Caso Macchi, Stefano Binda nega tutto: «Non l’ho uccisa, le volevo bene»

17/01/2016 di Redazione

Dopo 29 anni il caso della morte di Lidia Macchi sembra aver trovato una svolta dopo l’arresto dell’ex compagno di Classe Stefano Binda, accusato di averla stuprata e uccisa. A “incatrarlo” una lettera anonima mostrata in tv. Oggi sul Corriere la difesa dell’uomo, che si dice innocente e lo fa sapere attraverso il suo avvocato.

Ha parlato in carcere con l’avvocato Sergio Martelli. «Non sono stato io ad ammazzarla, non sono io la persona che ha scritto la lettera anonima inviata ai genitori il giorno dei funerali». Il legale non ha avuto bisogno di ulteriori frasi: «Gli credo».

Il rapporto fra la Macchi e Binda, secondo il Corriere, era molto profondo: lui ne era addirittura innamorato. E difatti lui alla polizia continua a ripetere «le volevo bene, non avrei mai potuto farle del male. Mai».
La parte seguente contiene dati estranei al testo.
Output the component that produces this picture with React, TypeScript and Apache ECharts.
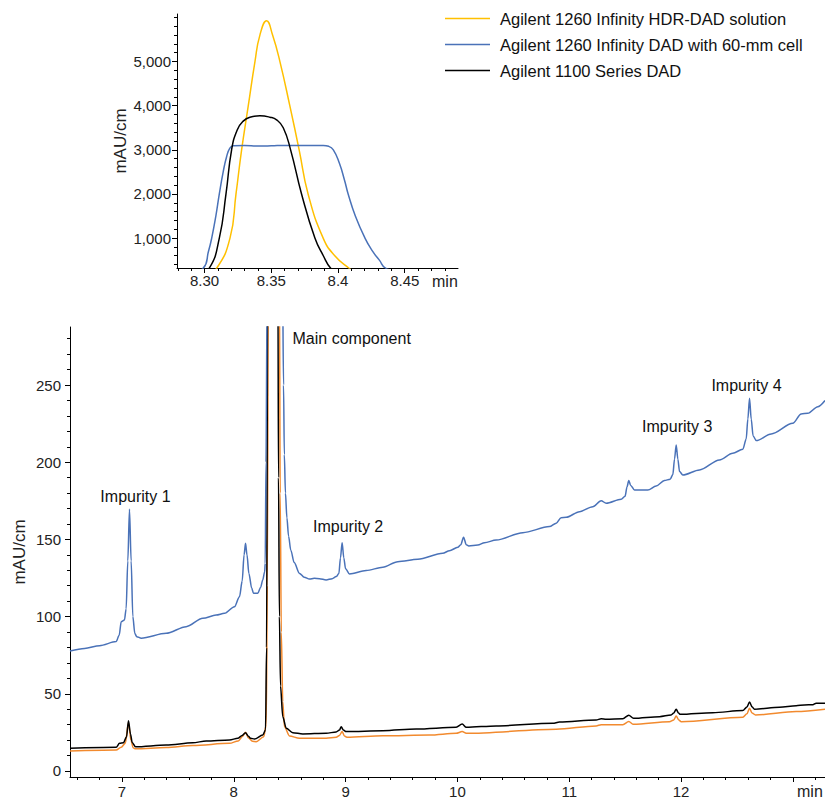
import { useEffect, useRef } from 'react';
import * as echarts from 'echarts';

type Pt = [number, number];

const FONT = 'Liberation Sans, Arial, sans-serif';

const NAME_HDR = 'Agilent 1260 Infinity HDR-DAD solution';
const NAME_60MM = 'Agilent 1260 Infinity DAD with 60-mm cell';
const NAME_1100 = 'Agilent 1100 Series DAD';
const legendNames = [NAME_HDR, NAME_60MM, NAME_1100];

// Retention time (min) vs absorbance (mAU/cm)
const hdrDad: Pt[] = [
  [6.535, 13.0], [6.948, 13.6], [6.993, 15.4], [7.03, 18.0], [7.058, 31.3], [7.08, 20.0],
  [7.1, 15.0], [7.121, 14.4], [7.395, 15.2], [7.633, 16.5], [7.962, 17.9], [8.04, 19.5],
  [8.08, 22.5], [8.105, 25.1], [8.13, 21.5], [8.167, 19.2], [8.2, 19.0], [8.268, 22.2],
  [8.29, 30], [8.3, 120], [8.3091, 316], [8.3191, 1000], [8.3236, 2000], [8.3278, 3000],
  [8.3328, 4000], [8.3378, 5000], [8.3415, 5600], [8.3465, 5926], [8.351, 5600],
  [8.3565, 5000], [8.3639, 4000], [8.3709, 3000], [8.3776, 2000], [8.3889, 1000],
  [8.3976, 600], [8.4083, 316], [8.415, 180], [8.425, 90], [8.438, 45], [8.453, 28.7],
  [8.498, 22.7], [8.587, 21.2], [8.826, 21.2], [8.916, 21.8], [8.945, 23.0], [8.969, 25.5],
  [8.99, 22.6], [9.011, 21.8], [9.333, 22.8], [9.75, 23.3], [9.989, 24.4], [10.043, 25.5],
  [10.079, 24.4], [10.884, 27.0], [11.241, 29.2], [11.286, 30.0], [11.48, 30.0], [11.533, 32.0],
  [11.575, 30.2], [11.897, 31.9], [11.935, 33.0], [11.957, 35.6], [11.98, 33.0], [12.002, 31.9],
  [12.553, 34.8], [12.59, 37.0], [12.613, 40.6], [12.636, 37.5], [12.666, 36.3], [13.03, 38.5],
  [13.288, 40.0],
];

const dad60mm: Pt[] = [
  [6.535, 77.7], [6.665, 79.4], [6.8, 81.2], [6.948, 83.8], [6.975, 88.0], [6.993, 96.7],
  [7.022, 97.8], [7.037, 105], [7.052, 136], [7.067, 169.5], [7.082, 136], [7.097, 100],
  [7.115, 89], [7.132, 87.0], [7.172, 86.0], [7.395, 89.2], [7.574, 93.5], [7.723, 98.9],
  [7.842, 101.0], [7.917, 102.1], [8.006, 106.4], [8.051, 112.9], [8.075, 123], [8.092, 140],
  [8.105, 147.5], [8.118, 140], [8.135, 128], [8.16, 118.5], [8.176, 115.1], [8.215, 115.1],
  [8.24, 119.0], [8.259, 123.7], [8.276, 129.0], [8.281, 134.5], [8.288, 200], [8.2991, 320],
  [8.303, 700], [8.3054, 1000], [8.3085, 1500], [8.3111, 2000], [8.314, 2500], [8.3166, 2850],
  [8.319, 3040], [8.3216, 3095], [8.33, 3100], [8.34, 3085], [8.35, 3090], [8.36, 3100],
  [8.37, 3100], [8.38, 3100], [8.389, 3100], [8.393, 3080], [8.3965, 3000], [8.401, 2700],
  [8.405, 2300], [8.4076, 2000], [8.413, 1500], [8.4202, 1000], [8.426, 700], [8.431, 500],
  [8.4356, 320], [8.445, 250], [8.452, 205], [8.462, 180], [8.475, 164], [8.49, 152],
  [8.51, 143], [8.54, 135], [8.588, 128], [8.63, 125.5], [8.677, 124.3], [8.72, 124.8],
  [8.767, 124.6], [8.826, 123.7], [8.88, 124.6], [8.916, 125.9], [8.94, 128], [8.954, 138],
  [8.969, 147.9], [8.984, 138], [9.0, 131], [9.035, 127.6], [9.184, 129.8], [9.333, 132.0],
  [9.467, 135.6], [9.646, 137.1], [9.869, 141.0], [9.929, 142.7], [10.004, 144.9],
  [10.03, 146.5], [10.055, 151.4], [10.08, 146.5], [10.102, 145.8], [10.183, 146.4],
  [10.242, 147.9], [10.347, 149.6], [10.585, 154.4], [10.824, 158.3], [10.884, 160.5],
  [10.928, 164.1], [10.973, 164.3], [11.092, 168.0], [11.211, 171.2], [11.286, 175.1],
  [11.331, 173.4], [11.465, 176.0], [11.5, 178], [11.517, 184], [11.533, 188.1], [11.55, 185],
  [11.584, 182.0], [11.703, 182.0], [11.778, 184.6], [11.852, 188.1], [11.903, 189.0],
  [11.927, 192], [11.942, 202], [11.957, 211.2], [11.972, 202], [11.987, 194], [12.016, 191.7],
  [12.165, 195.0], [12.344, 201.5], [12.463, 205.8], [12.553, 208.4], [12.583, 215],
  [12.598, 228], [12.613, 241.4], [12.628, 228], [12.645, 217], [12.673, 214.0],
  [12.807, 218.3], [13.0, 225.2], [13.075, 231.3], [13.134, 231.7], [13.224, 236.0],
  [13.288, 240.0],
];

const dad1100: Pt[] = [
  [6.535, 14.7], [6.948, 15.3], [6.978, 17.9], [7.013, 18.3], [7.04, 22.0], [7.058, 32.6],
  [7.076, 24.0], [7.091, 18.5], [7.121, 15.7], [7.395, 16.8], [7.633, 18.3], [7.753, 19.4],
  [7.962, 20.1], [8.036, 21.2], [8.075, 23.0], [8.105, 24.8], [8.13, 22.5], [8.15, 21.2],
  [8.185, 20.7], [8.259, 23.3], [8.284, 26.6], [8.293, 80], [8.3036, 320], [8.3111, 1000],
  [8.3161, 2000], [8.3203, 3000], [8.3245, 3450], [8.329, 3650], [8.334, 3740], [8.3415, 3770],
  [8.349, 3740], [8.354, 3680], [8.359, 3500], [8.3645, 3000], [8.3727, 2000], [8.3827, 1000],
  [8.389, 600], [8.3944, 320], [8.4, 190], [8.408, 100], [8.418, 55], [8.438, 35.2],
  [8.469, 27.7], [8.528, 24.8], [8.617, 24.0], [8.826, 24.4], [8.916, 25.3], [8.945, 26.5],
  [8.961, 28.7], [8.98, 26.5], [9.005, 25.5], [9.333, 26.1], [9.631, 27.2], [9.989, 28.3],
  [10.043, 30.4], [10.079, 28.3], [10.347, 29.2], [10.853, 30.9], [10.913, 31.7], [11.241, 33.0],
  [11.286, 33.9], [11.331, 33.5], [11.48, 33.9], [11.533, 36.1], [11.575, 34.1], [11.808, 35.2],
  [11.912, 36.3], [11.935, 37.5], [11.957, 40.0], [11.978, 37.5], [11.993, 36.7], [12.284, 37.8],
  [12.553, 39.1], [12.59, 41.5], [12.613, 44.7], [12.636, 41.5], [12.657, 40.0], [12.881, 41.3],
  [13.03, 42.3], [13.104, 42.8], [13.179, 42.9], [13.209, 43.9], [13.288, 43.9],
];

// Tick positions and labels
const insetXTicks = [8.3, 8.35, 8.4, 8.45];
const insetXLabels = ['8.30', '8.35', '8.4', '8.45'];
const insetXMinorTicks = [8.28, 8.29, 8.31, 8.32, 8.33, 8.34, 8.36, 8.37, 8.38, 8.39, 8.41, 8.42, 8.43, 8.44, 8.46, 8.47, 8.48];
const insetYTicks = [1000, 2000, 3000, 4000, 5000];
const insetYMinorTicks = [400, 600, 800, 1200, 1400, 1600, 1800, 2200, 2400, 2600, 2800, 3200, 3400, 3600, 3800, 4200, 4400, 4600, 4800, 5200, 5400, 5600, 5800, 6000];
const mainXTicks = [7, 8, 9, 10, 11, 12, 13];
const mainXLabels = ['7', '8', '9', '10', '11', '12', ''];
const mainXMinorTicks = [6.6, 6.8, 7.2, 7.4, 7.6, 7.8, 8.2, 8.4, 8.6, 8.8, 9.2, 9.4, 9.6, 9.8, 10.2, 10.4, 10.6, 10.8, 11.2, 11.4, 11.6, 11.8, 12.2, 12.4, 12.6, 12.8, 13.2];
const mainYTicks = [0, 50, 100, 150, 200, 250];
const mainYMinorTicks = [10, 20, 30, 40, 60, 70, 80, 90, 110, 120, 130, 140, 160, 170, 180, 190, 210, 220, 230, 240, 260, 270, 280];

// Peak annotations on the 60-mm cell trace
const impurityNames = ['Impurity 1', 'Impurity 2', 'Impurity 3', 'Impurity 4'];
const impurityTimes = [7.067, 8.969, 11.957, 12.613];
const mainComponentLabel = 'Main component';

const COLOR_HDR_INSET = '#FFC000';
const COLOR_HDR = '#F28A2E';
const COLOR_60MM = '#4A72B8';
const COLOR_1100 = '#000000';

const pickLabel = (ticks: number[], labels: string[]) => (v: number) => {
  const i = ticks.findIndex((t) => Math.abs(t - v) < 1e-6);
  return i >= 0 ? labels[i] : '';
};

const tickLabelStyle = { color: '#222', fontSize: 15, fontFamily: FONT };
const axisLineStyle = { show: true, onZero: false, lineStyle: { color: '#000', width: 1 } };

function majorAxis(gridIndex: number, min: number, max: number, ticks: number[], fmt: (v: number) => string, label: any, extra: any) {
  return {
    type: 'value', gridIndex, min, max, offset: 0,
    splitLine: { show: false },
    axisLine: axisLineStyle,
    axisTick: { show: true, customValues: ticks, length: 5, lineStyle: { color: '#000', width: 1 } },
    axisLabel: { show: true, customValues: ticks, formatter: fmt, ...tickLabelStyle, ...label },
    nameMoveOverlap: false,
    ...extra,
  };
}

function minorAxis(gridIndex: number, min: number, max: number, ticks: number[], position: string) {
  return {
    type: 'value', gridIndex, min, max, position, offset: 0,
    splitLine: { show: false },
    axisLine: { show: false, onZero: false },
    axisTick: { show: true, customValues: ticks, length: 3, lineStyle: { color: '#000', width: 1 } },
    axisLabel: { show: false },
  };
}

const lineSeries = (name: string, data: Pt[], color: string, xi: number, yi: number, z: number, smooth: number, monotone: boolean) => ({
  type: 'line', name, data, xAxisIndex: xi, yAxisIndex: yi,
  showSymbol: false, symbol: 'none', smooth, clip: true, z,
  ...(monotone ? { smoothMonotone: 'x' } : {}),
  lineStyle: { color, width: 1.5 }, itemStyle: { color }, emphasis: { disabled: true },
});

const valueAt = (data: Pt[], t: number) => {
  const p = data.find((d) => Math.abs(d[0] - t) < 1e-6);
  return p ? p[1] : 0;
};

const labelDistance = [5, 8, 10, 5];
const labelShift = [6, 6, 1, -3];

export default function App() {
  const ref = useRef<HTMLDivElement>(null);

  useEffect(() => {
    document.body.style.margin = '0';
    document.body.style.overflow = 'hidden';
    if (!ref.current) return;
    const chart = echarts.init(ref.current, null, { renderer: 'svg' });

    const bluePeaks = impurityNames.map((name, i) => ({
      name,
      coord: [impurityTimes[i], valueAt(dad60mm, impurityTimes[i])],
      label: { position: 'top', distance: labelDistance[i], offset: [labelShift[i], 0] },
    }));

    const axisName = (gap: number, lh: number) => ({
      name: 'min', nameLocation: 'end', nameGap: gap,
      nameTextStyle: { color: '#222', fontSize: 16, fontFamily: FONT, verticalAlign: 'top', lineHeight: lh },
    });

    const option: any = {
      animation: false,
      backgroundColor: '#fff',
      textStyle: { fontFamily: FONT },
      grid: [
        { left: 177, top: 14, width: 281, height: 254, containLabel: false, outerBoundsMode: 'none' },
        { left: 70, top: 327, right: 0, height: 450, containLabel: false, outerBoundsMode: 'none' },
      ],
      legend: {
        data: legendNames,
        orient: 'vertical',
        left: 445,
        top: 10,
        padding: 0,
        icon: 'rect',
        itemWidth: 45,
        itemHeight: 1.5,
        itemGap: 9,
        selectedMode: false,
        textStyle: { fontSize: 16.5, color: '#111', fontFamily: FONT, padding: [0, 0, 0, 5] },
      },
      xAxis: [
        majorAxis(0, 8.2794, 8.4899, insetXTicks, pickLabel(insetXTicks, insetXLabels), { margin: 5 }, {
          position: 'bottom', ...axisName(-26, 26),
        }),
        minorAxis(0, 8.2794, 8.4899, insetXMinorTicks, 'bottom'),
        majorAxis(1, 6.535, 13.288, mainXTicks, pickLabel(mainXTicks, mainXLabels), { margin: 7, lineHeight: 14 }, {
          position: 'bottom', name: 'min', nameLocation: 'end', nameGap: -28,
          nameTextStyle: { color: '#222', fontSize: 16, fontFamily: FONT, verticalAlign: 'top', lineHeight: 14, padding: [7, 0, 0, 0] },
        }),
        minorAxis(1, 6.535, 13.288, mainXMinorTicks, 'bottom'),
      ],
      yAxis: [
        majorAxis(0, 322, 6078, insetYTicks, (v: number) => v.toLocaleString('en-US'), { margin: 6 }, {
          position: 'left', name: 'mAU/cm', nameLocation: 'middle', nameGap: 48,
          nameTextStyle: { color: '#222', fontSize: 17, fontFamily: FONT },
        }),
        minorAxis(0, 322, 6078, insetYMinorTicks, 'left'),
        majorAxis(1, -3.9, 287.6, mainYTicks, (v: number) => String(v), { margin: 9 }, {
          position: 'left', name: 'mAU/cm', nameLocation: 'middle', nameGap: 42,
          nameTextStyle: { color: '#222', fontSize: 17, fontFamily: FONT },
        }),
        minorAxis(1, -3.9, 287.6, mainYMinorTicks, 'left'),
      ],
      series: [
        lineSeries(NAME_HDR, hdrDad, COLOR_HDR_INSET, 0, 0, 2, 0.5, false),
        lineSeries(NAME_60MM, dad60mm, COLOR_60MM, 0, 0, 3, 0.5, false),
        lineSeries(NAME_1100, dad1100, COLOR_1100, 0, 0, 4, 0.5, false),
        lineSeries(NAME_HDR, hdrDad, COLOR_HDR, 2, 2, 2, 0.3, true),
        lineSeries(NAME_1100, dad1100, COLOR_1100, 2, 2, 3, 0.3, true),
        {
          ...lineSeries(NAME_60MM, dad60mm, COLOR_60MM, 2, 2, 4, 0.3, true),
          markPoint: {
            symbol: 'circle',
            symbolSize: 0,
            silent: true,
            itemStyle: { color: 'transparent' },
            label: { show: true, formatter: '{b}', color: '#111', fontSize: 16, fontFamily: FONT },
            data: [
              ...bluePeaks,
              {
                name: mainComponentLabel,
                coord: [8.445, 280.3],
                label: { position: 'right', distance: 9 },
              },
            ],
          },
        },
      ],
    };

    chart.setOption(option);
    return () => chart.dispose();
  }, []);

  return <div ref={ref} style={{ width: 825, height: 799 }} />;
}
Intanto le indagini proseguono:

 Certo però rimane il pesantissimo passato di tossicodipendenza, con l’eroina dalla quale non è mai riuscito ad allontanarsi, neanche con i ritiri in comunità. E ugualmente rimane, a parte l’impegno a Brebbia, tremila abitanti in provincia di Varese, nell’associazione culturale «Magre sponde», un’esistenza solitaria, senza un lavoro, senza soldi se non quelli della mamma Maria o della sorella Patrizia, che lo hanno sempre mantenuto e gli hanno pagato le sigarette e i cicchetti al bar.